Marjon News

Psychology of the starting block

Released: 11.08.16

Elite Sport Scholar - Ben Proud

Dr Alister McCormick is a chartered sport and exercise psychologist and a lecturer in the Faculty of Sport & Health Sciences at the University of St Mark & St John (Marjon), Plymouth.

Asked about psychological techniques Marjon student Ben Proud will use to represent Team GB in the Olympics this week, he said there a number of tools he could be tapping into. These include music, process and motivational self-talk and visualisation.

He said: “Many swimmers listen to music before they compete, often to get in “the zone” for competition. Athletes listen to different types of music (e.g., rock, hip hop, classical) for different reasons. They may choose music that helps them to focus on the upcoming race, to feel confident, to become psyched up, or to distract them or calm them down. The choice of music is often very personal, based on what has the right impact for the particular person.” In an interview recently, Proud said he was a fan of folk music with John Butler Trio being one of his most recently bought and frequently played artists.

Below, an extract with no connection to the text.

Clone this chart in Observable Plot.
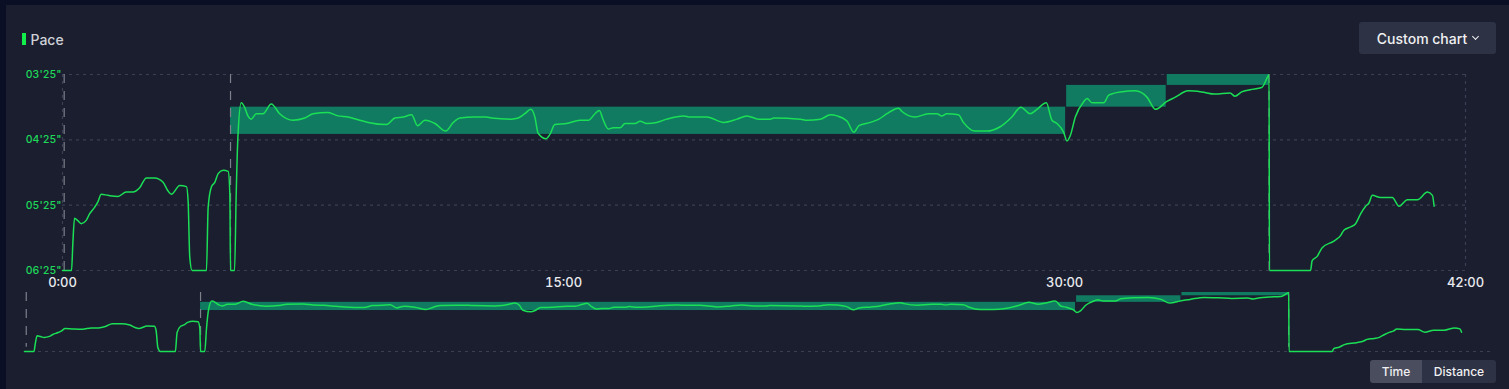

In advance of the race, Dr McCormick says Proud is likely to be focussing on three types of goals for the competition; outcome goals, performance goals and process goals: “Outcome goals relate to the outcome of the race, which are very motivating, but often not completely controllable, such as winning a medal or qualifying.

“However, performance goals relate to your own performance independent of what people in other lanes do. In Proud’s case, I’m sure he’s got a time or a range of times he’s looking to achieve.

“Process goals relate to what you’ve got to do in order to achieve your performance and outcome goals. Things like getting your technique, strategy, and psychological skills right. He may have his process goals in mind before and during the race.

“I’d also expect Ben to be using imagery throughout the Olympics, including during the wait for his races to start (seeing him with closed eyes or a fixed gaze may be a clue!). He may have worked with his coach and a sport psychologist to create an imagery script that is personal to him.

“Imagery scripts are designed to be as realistic as possible, making use of all of his senses including imagining the sound of the crowd, the smell of chlorine, the feel of his movements, the emotions he feels, and his focus of attention. He may therefore imagine (in real-time) preparing on the blocks while feeling anxious yet confident, waiting for the start buzzer, diving, and then his full performance.

Dr McCormick says the process goals are vital. “It’s important he imagines the controllable process goals; correctly executing various techniques, his race strategy, and psychological skills such as self-talk. He may also visualise successfully coping with things that could be stressful, such as a fast start by his rivals.

“Self-talk will likely be instructional and relating to how he intends to execute his technique, implement his strategy, and focus his attention on the right things (e.g., “Focus on the buzzer”, “strong kicks”). It could also include motivational phrases to keep his confidence high and to prepare mentally for offering all-out effort. He’d likely identify these statements with his coach or psychologist, but they could include, “This is what you’ve been training for”, “Today is your day”, “You’re ready and totally prepared”, “Leave nothing behind” or “My nerves are a sign that I’m ready to give my all”.

Proud swims tonight in the Men’s 50m Freestyle Heats at 17.02 with the semi-finals taking place in the early hours of Friday morning at 02.03.